I know how to live when I am poor, and I know how to live when I have plenty. I have learned the secret of being happy at any time in everything that happens, when I have enough to eat and when I go hungry, when I have more than I need and when I do not have enough.
-- Philippians 4:12
One of the wealthiest Americans of all time, oil magnate and philanthropist John D. Rockefeller had a net worth of nearly $400 billion dollars (adjusted for inflation) by the time of his death in 1937. The story goes that a reporter once marveled at the rich man's ability to amass wealth. "Just how much money is enough?" the reporter asked Rockefeller. "Just a little bit more," replied the billionaire.
Whether you're rich, living from paycheck to paycheck or somewhere in between, a little bit more always seems to be the remedy for life's frustrations. Rather than In God We Trust, perhaps America's national motto should be Supersize It.
God has blessed us through a nation of incredible wealth. Even our poor and unemployed are considered rich by the standards of most of the world's population. Yet an epidemic of discontentment tends to blind us to this fact. The more possessions we gather and the higher we climb the corporate ladder, the more disillusioned and unfulfilled we become. And rather than thanking God for his blessings and making the most of them, we wonder (often aloud) if it's all there is to life.

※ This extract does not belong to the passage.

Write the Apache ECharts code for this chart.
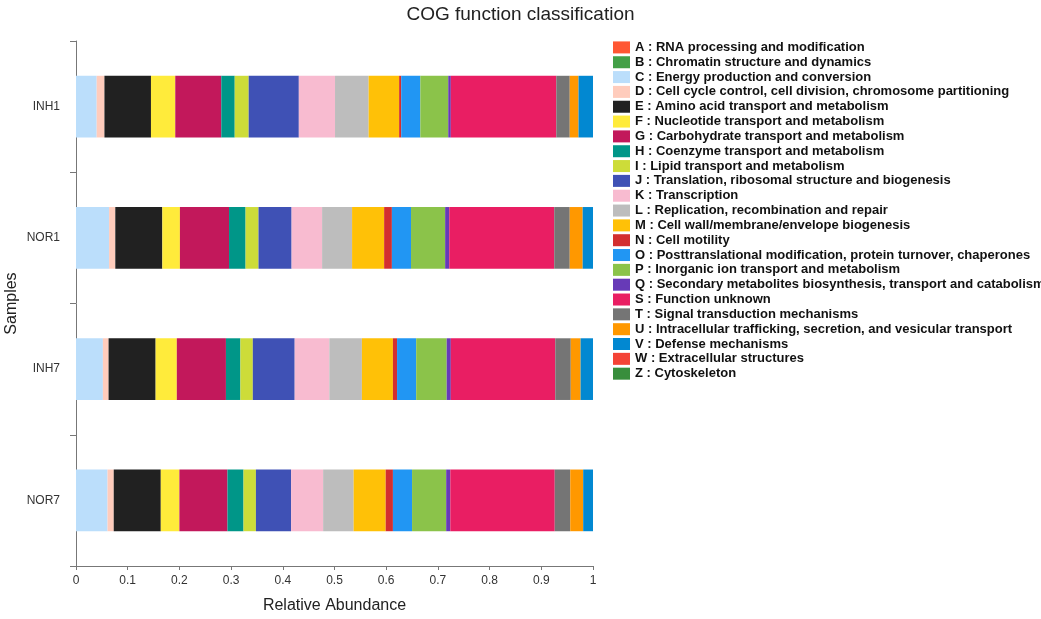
<!DOCTYPE html>
<html>
<head>
<meta charset="utf-8">
<script src="https://cdn.jsdelivr.net/npm/echarts@6/dist/echarts.min.js"></script>
<style>
html,body{margin:0;padding:0;background:#fff;}
#chart{width:1041px;height:619px;}
</style>
</head>
<body>
<div id="chart"></div>
<script>
// Samples (top to bottom)
const samples = ['INH1', 'NOR1', 'INH7', 'NOR7'];
// COG codes and descriptions
const codes = ['A','B','C','D','E','F','G','H','I','J','K','L','M','N','O','P','Q','S','T','U','V','W','Z'];
const descriptions = [
  'RNA processing and modification',
  'Chromatin structure and dynamics',
  'Energy production and conversion',
  'Cell cycle control, cell division, chromosome partitioning',
  'Amino acid transport and metabolism',
  'Nucleotide transport and metabolism',
  'Carbohydrate transport and metabolism',
  'Coenzyme transport and metabolism',
  'Lipid transport and metabolism',
  'Translation, ribosomal structure and biogenesis',
  'Transcription',
  'Replication, recombination and repair',
  'Cell wall/membrane/envelope biogenesis',
  'Cell motility',
  'Posttranslational modification, protein turnover, chaperones',
  'Inorganic ion transport and metabolism',
  'Secondary metabolites biosynthesis, transport and catabolism',
  'Function unknown',
  'Signal transduction mechanisms',
  'Intracellular trafficking, secretion, and vesicular transport',
  'Defense mechanisms',
  'Extracellular structures',
  'Cytoskeleton'
];
const colors = ['#FF5733','#43A047','#BBDEFB','#FFCCBC','#212121','#FFEB3B','#C2185B','#009688','#CDDC39','#3F51B5','#F8BBD0','#BDBDBD','#FFC107','#D32F2F','#2196F3','#8BC34A','#673AB7','#E91E63','#757575','#FF9800','#0288D1','#F44336','#388E3C'];

// Relative abundance per sample, order of codes
const INH1 = [0,0,0.040,0.015,0.090,0.047,0.089,0.026,0.027,0.097,0.070,0.065,0.059,0.004,0.037,0.054,0.005,0.204,0.026,0.017,0.028,0,0];
const NOR1 = [0,0,0.064,0.012,0.091,0.034,0.095,0.032,0.025,0.064,0.059,0.058,0.062,0.015,0.037,0.066,0.008,0.203,0.030,0.025,0.020,0,0];
const INH7 = [0,0,0.052,0.011,0.091,0.041,0.095,0.028,0.024,0.081,0.067,0.063,0.060,0.008,0.037,0.059,0.008,0.202,0.030,0.019,0.024,0,0];
const NOR7 = [0,0,0.061,0.012,0.091,0.036,0.093,0.031,0.024,0.068,0.062,0.059,0.062,0.014,0.037,0.066,0.008,0.202,0.030,0.025,0.019,0,0];
const sampleValues = [INH1, NOR1, INH7, NOR7];

const xTicks = [0,0.1,0.2,0.3,0.4,0.5,0.6,0.7,0.8,0.9,1];

const FONT = '"Liberation Sans", Arial, sans-serif';
const series = codes.map((c, i) => ({
  name: c + ' : ' + descriptions[i],
  type: 'bar',
  stack: 'total',
  barWidth: '47%',
  itemStyle: { color: colors[i] },
  emphasis: { disabled: true },
  data: sampleValues.map(v => v[i])
}));

const chart = echarts.init(document.getElementById('chart'));
chart.setOption({
  animation: false,
  backgroundColor: '#fff',
  textStyle: { fontFamily: FONT },
  title: {
    text: 'COG function classification',
    left: 'center',
    top: 0,
    textStyle: { fontFamily: FONT, fontSize: 19, fontWeight: 'normal', color: '#222' }
  },
  legend: {
    orient: 'vertical',
    left: 608,
    top: 35,
    icon: 'rect',
    itemWidth: 17,
    itemHeight: 12,
    itemGap: 0,
    textStyle: { fontFamily: FONT, fontSize: 13, fontWeight: 'bold', color: '#111', lineHeight: 14.83, height: 14.83 },
    data: series.map(s => s.name),
    selectedMode: false
  },
  grid: { left: 76, right: 448, top: 41, bottom: 49, containLabel: false },
  xAxis: {
    type: 'value',
    min: xTicks[0],
    max: xTicks[xTicks.length - 1],
    interval: 0.1,
    name: 'Relative Abundance',
    nameLocation: 'middle',
    nameGap: 32,
    nameTextStyle: { fontFamily: FONT, fontSize: 16, color: '#222' },
    axisLine: { show: true, lineStyle: { color: '#777', width: 1 } },
    axisTick: { show: true, length: 4, lineStyle: { color: '#777' } },
    axisLabel: { fontFamily: FONT, fontSize: 12, color: '#333', margin: 9 },
    splitLine: { show: false }
  },
  yAxis: {
    type: 'category',
    inverse: true,
    data: samples,
    name: 'Samples',
    nameLocation: 'middle',
    nameGap: 56,
    nameTextStyle: { fontFamily: FONT, fontSize: 16, color: '#222' },
    axisLine: { show: true, lineStyle: { color: '#777', width: 1 } },
    axisTick: { show: true, length: 6, lineStyle: { color: '#777' } },
    axisLabel: { fontFamily: FONT, fontSize: 12, color: '#333', margin: 16 }
  },
  series: series
});
</script>
</body>
</html>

This disease of discontentment has some nasty symptoms. Those afflicted with the malady often turn to alcohol, drugs, illicit relationships and gambling to ease their self-inflicted pain. Things might get better for a while. But the hunger returns soon enough.
This problem is hardly new. And it's not confined to the United States or even Western societies. In fact, the Bible addressed it centuries ago. And Scripture's advice is as valid today as it was back then.
What's the prescription?
First, think about all the ways God blesses you. It could involve your family, career, health and friends. Then, stop comparing what you have with your neighbor's possessions. Advertisers prosper when they convince you that the grass is greener on the other side of the fence. But consider that many people would readily abandon everything to enjoy just one or two of the blessings you take for granted!
Contentment isn't something that we can get by purchasing a new car, moving into a bigger house or landing that plumb job with the corner office. Instead, it's an internal source of fulfillment and comfort acquired by knowing our Savior and living out the abundant life he's already purchased for us. The key is that it's all about Jesus. A growing relationship with him produces contentment because there's nothing bigger, better or more necessary. Comparisons fall away and material things lose their luster. What was once so important soon fades into obscurity.
Maybe it sounds simplistic or too good to be true. But a whole new life is just inches away--the distance between our head and our heart. And we're all invited to accept Jesus' grand offer and grow in contentment.
"Seek first God's kingdom and what God wants," we read in Matthew's Gospel. "Then all your other needs will be met as well."